DePlot

DePlot is a multimodal model for single-shot translation of an input image of a plot/chart to a table as output. The output table from DePlot is linearized as a textual sequence in markdown format, with | separating cells and \n, <0x0A>, or [SEP] separating rows, and generated in the left-to-right convention. For utilizing it in a chart question answering feature, the output table can be used to prompt a LLM of your choice (such as Llama, and others) to interpret values from the table.

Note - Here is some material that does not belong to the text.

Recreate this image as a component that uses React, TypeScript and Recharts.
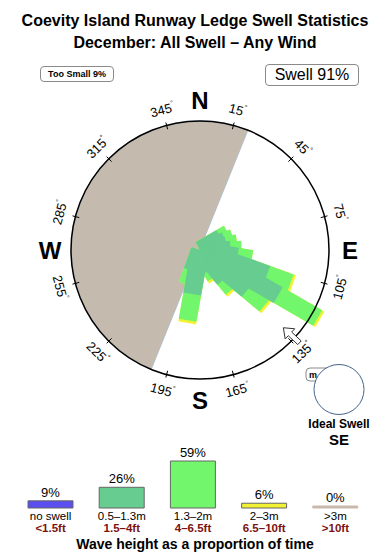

ChartQA with DePlot overview
Figure 1. ChartQA with DePlot overview
Chart QA Example (arXiv:2212.10505 [cs.CL])
Figure 2. Chart QA Example (arXiv:2212.10505 [cs.CL])

Input

An image of standard format (e.g. JPEG, JPG, PNG etc.) passed to the endpoint as a file.

Output

The output will be text in a markdown tabular format.

A sample raw output may look like the following
Column 1 | Column 2 | Column 3 <0x0A> MEDIAN | value | value <0x0A> value | value | value <0x0A> value | value | value <0x0A> value | value | value ...
By replacing the <0x0A> with a newline \n the output is cleaner
Column 1 | Column 2 | Column 3
MEDIAN | value | value
value | value | value
value | value  | value
...
An output with a title can take on the following format
TITLE | Title_of_Infographic
Column 1 | Column 2 | Column 3
MEDIAN | value | value
value  | value | value
value  | value | value
There may also be NaNs in the output depending on the input and DePlot interpretation
TITLE | Title_of_Infographic
Column 1 | Column 2 | Column 3
value | nan    | value
value | value  | nan
Another possibility is an output with holes instead of NaNs
TITLE | Title_of_Infographic
Column 1 | Column 2 | Column 3
value |        | value
      | value  | value

In some cases, interpolating the missing values led to improved quality of the response from the downstream LLM for ChartQA applications. This, however, may only work for certain use cases. Another consideration for ChartQA applications is the structural nature of the response from DePlot. Filling in the blank spaces in the DePlot response with explicit NaNs helped the qualitative result of the ChartQA in many cases.

Hyperparameters and settings

The hyperparameters and settings for DePlot are described below.

Parameter Definition Allowed values User Adjustable

sequence length

The maximum number of tokens in a sequence that is being processed by the model. The sequence length, in this case, is the sum of the number of tokens input to the model and the number of tokens generated by the model (max_new_tokens).

512

No

max_new_tokens

The maximum number of tokens for the model to generate in its output. You can use this parameter to limit the response to a certain a number of tokens. The generation will stop either when the model stops generating due to </s> or reaches the limit for max tokens to generate. The default value for max_new_tokens is 512.

1 < = Integer < = 512

Yes, via a POST method to endpoint

Make sure the total number of tokens in your prompt plus the value you set for max_new_tokens does not exceed the sequence length of the model. For instance, if you input is 256 tokens, then max_new_tokens cannot be set to more than 256 since the total would be greater than 512 (sequence length of the model). NOTE: An error may not be thrown if this total sequence length is exceed; however, it is likely that the model’s output will be truncated at (sequence_length - input_length) tokens.

Deploy a DePlot endpoint

Follow the steps below to deploy an endpoint using DePlot.

  1. Create a new project or use an existing one.

  2. From a project window, click New endpoint. The Add an endpoint box will open.

  3. Select the following settings to create the endpoint:

    1. Select DePlot from the ML App drop-down.

    2. Select DePlot from the Select model drop-down.

  4. Click Add an endpoint to deploy the endpoint.

    Create Project
    Figure 3. Add an endpoint box
  5. The Endpoint created confirmation will display.

  6. Click View endpoint to open the endpoint details window.

    View endpoint
    Figure 4. Endpoint confirmation
  7. The status will change to Live in a few minutes when the endpoint is ready.

    Endpoint

Please refer to the Usage section for instructions on how to interact with the endpoint.

Usage

Once the endpoint has been created in SambaStudio, the following format(s) can be used to interact with the endpoint.

Request template to pass an image input via a file
curl -k -X POST '<your endpoint url>' \
-H 'key: <your endpoint key>' \
--form 'predict_file=<your image file path>'
i.e.

--form 'predict_file=@<your image file path>'

In order to make a post request to the endpoint passing the parameters as well as the image file, you will need to construct a multipart/form-data request. The following template is how to construct this.
curl -X POST \
     -H 'Content-Type: multipart/form-data' \
     -H 'key:<your endpoint key>' \
     <your endpoint url> \
     -F 'predict_file=@<your image file path>' \
     -F 'params={"max_tokens_to_generate": \
                    {"type":"int","value":"100"} \
                };type=application/json'

At this time, only the multipart/form-data format is supported. Ability to pass in Image in the byte64 format as a json payload is not supported in this release.